Всеобщий смех захлестнул последние слова Магата. Уж кто-кто, а они-то прекрасно знали о финансовых трудностях, связанных с выпуском периодических изданий. Во всяком случае, никто из них не рассчитывал на большие доходы и не надеялся на прибыли.
– Газета наша будет называться «Кампилан»[42]42
«Кампилан» (тагальск.) – «Меч».
[Закрыть] и издаваться на филиппинском языке. Мы хотим разговаривать со всем народом, поэтому никакой иной язык нам не подходит. «Кампилан» призван нести людям правду, сеять разумное, бороться за справедливость. Пусть нашим девизом будет правда, разум и справедливость! У нас, конечно, найдутся друзья, но неизбежно появятся и враги. Я думаю даже, что врагов окажется намного больше.
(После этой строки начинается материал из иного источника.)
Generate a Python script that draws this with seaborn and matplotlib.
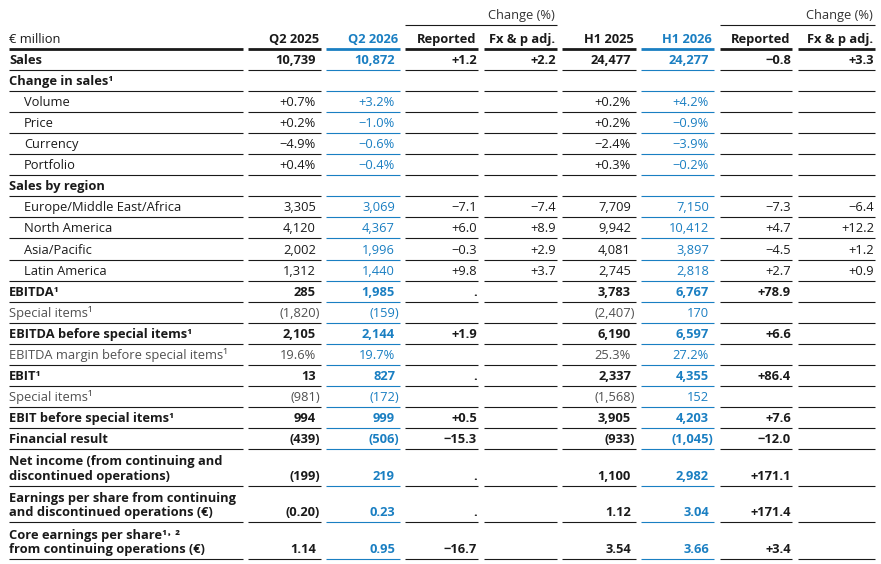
import numpy as np
import pandas as pd
import seaborn as sns
import matplotlib.pyplot as plt

# table content
labels = [
    "Sales", "Change in sales¹", "Volume", "Price", "Currency", "Portfolio",
    "Sales by region", "Europe/Middle East/Africa", "North America", "Asia/Pacific",
    "Latin America", "EBITDA¹", "Special items¹", "EBITDA before special items¹",
    "EBITDA margin before special items¹", "EBIT¹", "Special items¹",
    "EBIT before special items¹", "Financial result",
    "Net income (from continuing and\ndiscontinued operations)",
    "Earnings per share from continuing\nand discontinued operations (€)",
    "Core earnings per share¹˒ ²\nfrom continuing operations (€)",
]
q2_2025 = ["10,739", "", "+0.7%", "+0.2%", "−4.9%", "+0.4%", "", "3,305", "4,120", "2,002",
           "1,312", "285", "(1,820)", "2,105", "19.6%", "13", "(981)", "994", "(439)",
           "(199)", "(0.20)", "1.14"]
q2_2026 = ["10,872", "", "+3.2%", "−1.0%", "−0.6%", "−0.4%", "", "3,069", "4,367", "1,996",
           "1,440", "1,985", "(159)", "2,144", "19.7%", "827", "(172)", "999", "(506)",
           "219", "0.23", "0.95"]
q2_rep = ["+1.2", "", "", "", "", "", "", "−7.1", "+6.0", "−0.3", "+9.8", ".", "", "+1.9",
          "", ".", "", "+0.5", "−15.3", ".", ".", "−16.7"]
q2_fx = ["+2.2", "", "", "", "", "", "", "−7.4", "+8.9", "+2.9", "+3.7", "", "", "", "",
         "", "", "", "", "", "", ""]
h1_2025 = ["24,477", "", "+0.2%", "+0.2%", "−2.4%", "+0.3%", "", "7,709", "9,942", "4,081",
           "2,745", "3,783", "(2,407)", "6,190", "25.3%", "2,337", "(1,568)", "3,905",
           "(933)", "1,100", "1.12", "3.54"]
h1_2026 = ["24,277", "", "+4.2%", "−0.9%", "−3.9%", "−0.2%", "", "7,150", "10,412", "3,897",
           "2,818", "6,767", "170", "6,597", "27.2%", "4,355", "152", "4,203", "(1,045)",
           "2,982", "3.04", "3.66"]
h1_rep = ["−0.8", "", "", "", "", "", "", "−7.3", "+4.7", "−4.5", "+2.7", "+78.9", "",
          "+6.6", "", "+86.4", "", "+7.6", "−12.0", "+171.1", "+171.4", "+3.4"]
h1_fx = ["+3.3", "", "", "", "", "", "", "−6.4", "+12.2", "+1.2", "+0.9", "", "", "", "",
         "", "", "", "", "", "", ""]
col_headers = ["Q2 2025", "Q2 2026", "Reported", "Fx & p adj.",
               "H1 2025", "H1 2026", "Reported", "Fx & p adj."]
group_header = "Change (%)"
unit_label = "€ million"

# row styles: b = bold, i = indented, g = grey
row_kind = ["b", "b", "i", "i", "i", "i", "b", "i", "i", "i", "i", "b", "g", "b", "g",
            "b", "g", "b", "b", "b", "b", "b"]

df = pd.DataFrame({"label": labels, "q2_2025": q2_2025, "q2_2026": q2_2026,
                   "q2_rep": q2_rep, "q2_fx": q2_fx, "h1_2025": h1_2025,
                   "h1_2026": h1_2026, "h1_rep": h1_rep, "h1_fx": h1_fx,
                   "kind": row_kind})
value_cols = ["q2_2025", "q2_2026", "q2_rep", "q2_fx", "h1_2025", "h1_2026", "h1_rep", "h1_fx"]

sns.set_theme(style="white")
plt.rcParams["font.family"] = ["Open Sans", "DejaVu Sans"]

BLUE = "#1a7fc2"
BLACK = "#1a1a1a"
GREY = "#505050"
FS = 9.3

fig = plt.figure(figsize=(8.81, 5.64), dpi=100)
ax = fig.add_axes([0, 0, 1, 1])
ax.set_xlim(0, 881)
ax.set_ylim(564, 0)
ax.axis("off")

# column geometry in pixels
lab_left, lab_right = 9, 243
col_left = [248, 326, 405, 484, 562, 641, 720, 798]
col_right = [321, 400, 478, 557, 636, 714, 792, 875]
is_blue = [False, True, False, False, False, True, False, False]
is_change = [False, False, True, True, False, False, True, True]

single_h = 400 / 19
double_h = 110 / 3
header_bottom = 49

heights = [double_h if "\n" in lab else single_h for lab in df["label"]]
tops = header_bottom + np.concatenate([[0], np.cumsum(heights)[:-1]])
bottoms = tops + np.array(heights)

# header
ax.text(lab_left, 43, unit_label, fontsize=FS, color=BLACK, va="baseline")
for j, h in enumerate(col_headers):
    ax.text(col_right[j] - 2, 43, h, fontsize=FS, fontweight="bold",
            color=BLUE if is_blue[j] else BLACK, ha="right", va="baseline")
for a, b in [(2, 3), (6, 7)]:
    ax.text(col_right[b] - 2, 19, group_header, fontsize=FS, color="#333333",
            ha="right", va="baseline")
    ax.plot([col_left[a], col_right[b]], [25, 25], color=BLACK, lw=0.8,
            solid_capstyle="butt")

# thick header rule
ax.plot([lab_left, lab_right], [header_bottom, header_bottom], color=BLACK, lw=2.0,
        solid_capstyle="butt")
for j in range(8):
    ax.plot([col_left[j], col_right[j]], [header_bottom, header_bottom],
            color=BLUE if is_blue[j] else BLACK, lw=2.0, solid_capstyle="butt")

# body
for i, row in df.iterrows():
    kind = row["kind"]
    weight = "bold" if kind == "b" else "normal"
    txt_col = GREY if kind == "g" else BLACK
    x_lab = lab_left + (15 if kind == "i" else 0)
    base = bottoms[i] - 6
    lines = row["label"].split("\n")
    for k, line in enumerate(reversed(lines)):
        ax.text(x_lab, base - 14.5 * k, line, fontsize=FS, fontweight=weight,
                color=txt_col, va="baseline")
    for j, c in enumerate(value_cols):
        s = row[c]
        if s:
            if is_change[j] or s.endswith(")"):
                pad = 1
            else:
                pad = 5
            color = BLUE if is_blue[j] else txt_col
            ax.text(col_right[j] - pad, base, s, fontsize=FS, fontweight=weight,
                    color=color, ha="right", va="baseline")
    # row rules
    y = bottoms[i]
    ax.plot([lab_left, lab_right], [y, y], color=BLACK, lw=0.8, solid_capstyle="butt")
    for j in range(8):
        ax.plot([col_left[j], col_right[j]], [y, y],
                color=BLUE if is_blue[j] else BLACK, lw=0.8, solid_capstyle="butt")

fig.savefig("out.png", dpi=100)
Сейчас такие времена, когда «правда» приравнивается к саботажу, а борьба за правду равносильна мятежу. Мы обязаны устоять и перед запугиванием, и перед подкупом… Мы готовы помещать в нашей газете объявления и рекламу, но никогда не поставим себя в зависимость от рекламодателей. Мы никогда не станем орудием в руках какой-либо политической партии, какого-либо государственного органа. Мы хотим руководствоваться исключительно принципами разума и справедливости. Мы выступаем в защиту свободы всего народа и каждого гражданина в отдельности. Привлекательная сторона демократии заключается не только в праве большинства принимать решения, но и в праве меньшинства на оппозицию. Такой нам видится наша принципиальная линия. И если кто-либо из вас, здесь сидящих, с этим не согласен, пусть заявит об этом сейчас, пока еще не вышел наш первый номер.
В комнате воцарилось абсолютное молчание. Все были согласны, каждый уже сделал свой выбор. Все радостно подняли бокалы за долгую жизнь «Кампилана».
Некоторое время спустя Мандо сообщил Магату, что поручает ему руководство газетой, поскольку сам собирается за границу. Он отправится сначала в Европу, а затем в Соединенные Штаты. Возможно, он будет отсутствовать год, но они будут поддерживать постоянную телеграфную и телефонную связь.
Мандо просил Магата особенно не распространяться по поводу его внезапного отъезда, а со временем объяснить, что ему пришлось выехать в Европу по решению корпорации вкладчиков для закупки нового типографского оборудования.
– Мы будем стараться изо всех сил, – заверил его Магат после того, как улеглось волнение, вызванное неожиданной новостью.
– А как же еще можно служить своей стране? Нашему народу, как воздух, нужны правда и справедливость. И если у тебя самого не хватит мужества и честности, то как же ты сможешь требовать их от других? У нас должно быть такое же действенное оружие, как и у наших противников. Разве не так было, когда мы сражались в горах Сьерра-Мадре?
– А я-то думал, вот вернемся в Манилу, и войне конец, – подмигнул ему Магат по-приятельски.
– Нет, дружище, она только начинается. – И оба дружно рассмеялись.
Всю следующую неделю мальчишки на всех перекрестках продавали первые выпуски газеты, громко горланя: «Кампилан»! «Покупайте новую газету „Кампилан“!» Газета выходила на восьми страницах и содержала массу разнообразного и интересного материала, включая самые последние новости. В отличие от других газет, в ней почти не помещали объявлений и рекламных материалов и совсем не печатали светской хроники. Иллюстрации также были сведены до минимума.
Когда Мандо протянул Тата Матьясу первый, еще пахнущий типографской краской номер «Кампилана», тот бережно взял его и с волнением стал читать информацию, размещенную на самом видном месте. Это был список правительственных чиновников, замешанных во взяточничестве и коррупции. Затем он внимательно проглядел передовицу, в которой высказывались предостережения в адрес правительства, намеревавшегося поставить вне закона политические партии, не согласные с его политикой.
– Если б отец Флорентино был жив и смог прочитать это, – неожиданно резюмировал Тата Матьяс, – он, наверное, сказал бы, что его молитвы о сокровищах Симоуна не пропали даром.